Novelist. Follower of Jesus. Advocate for Orphans, Sex Trafficking Victims, Poverty Aid, Hunger Relief, and iconoclastic views of the traditional organized church.

3 thoughts on “The Tijuana Crawler

  1. Wonderful piece! Powerful message, beautifully written. I’m an atheist, but I love Thoreau, and your opening reminded me of a line of his from Walden: “God himself culminates in the present moment, and will never be more divine in the lapse of all the ages.”

  2. Jesus! Now you make me feel thoroughly disgusted with myself for ignoring the guy at the freeway off ramp. This morning as I got out of the post office I met a lady panhandling with a young girl. What do I supposed to do? My husband would always put something in the cup and “what they decide to do with the money is their business.” Maybe I shouldn’t think too much about the social impact of the misplaced charities. Maybe putting money into the church basket isn’t all I should do. Oh, Steve!
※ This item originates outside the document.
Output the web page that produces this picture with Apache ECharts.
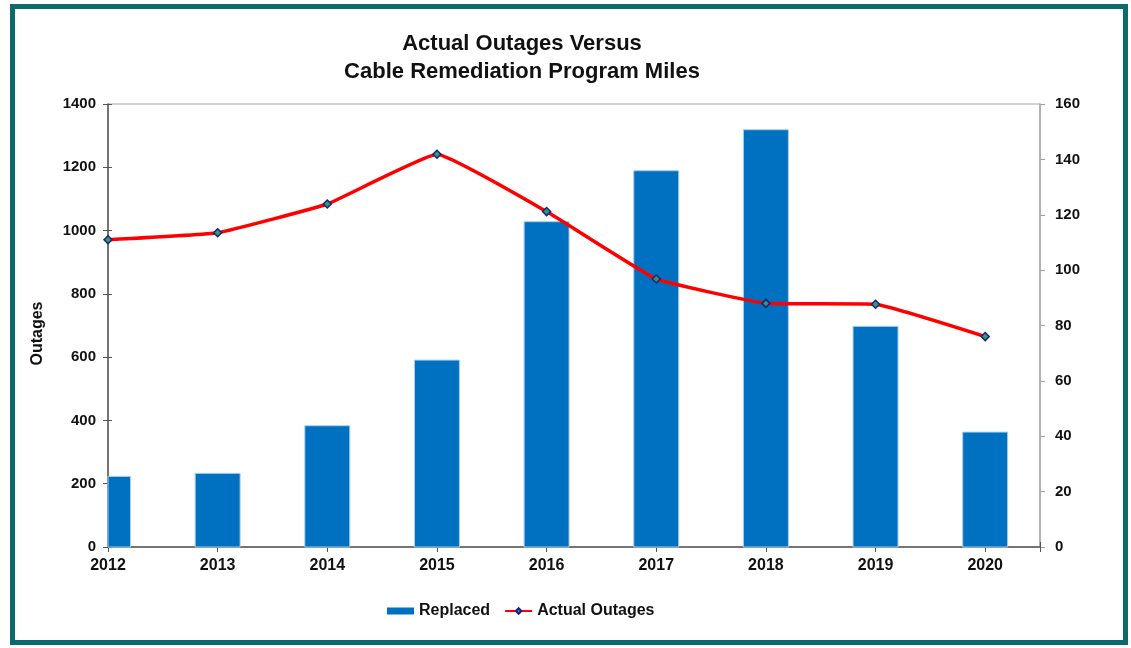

    • Hong-My, it’s amazing what we learn by watching children. Our son sets the example for me. And the bar unnaturally high. Jesus simply said give. It’s pretty much what your husband says. Some of my favorite moments have occurred hanging out with my son and his young boys under a bridge in La Jolla. Smoking cigars and (yes) drinking with his homeless friends. They are amazing people. Real people. They’re unwashed. Their fragrance is their joy and exuberance. While we scribble with words. They write with their hearts. Each has a story they want to tell. A life they’ll share, for those who listen. While I struggle making it feel natural, I have no greater joy than watching my son work his magic. Magic seems the best word to describe it. He has this wonderful unconditional loving empathy they immediately sense and bond with. I think it’s because he truly loves them. That he shares his young boys, and wife, with them merely cements the joy for them. For me too.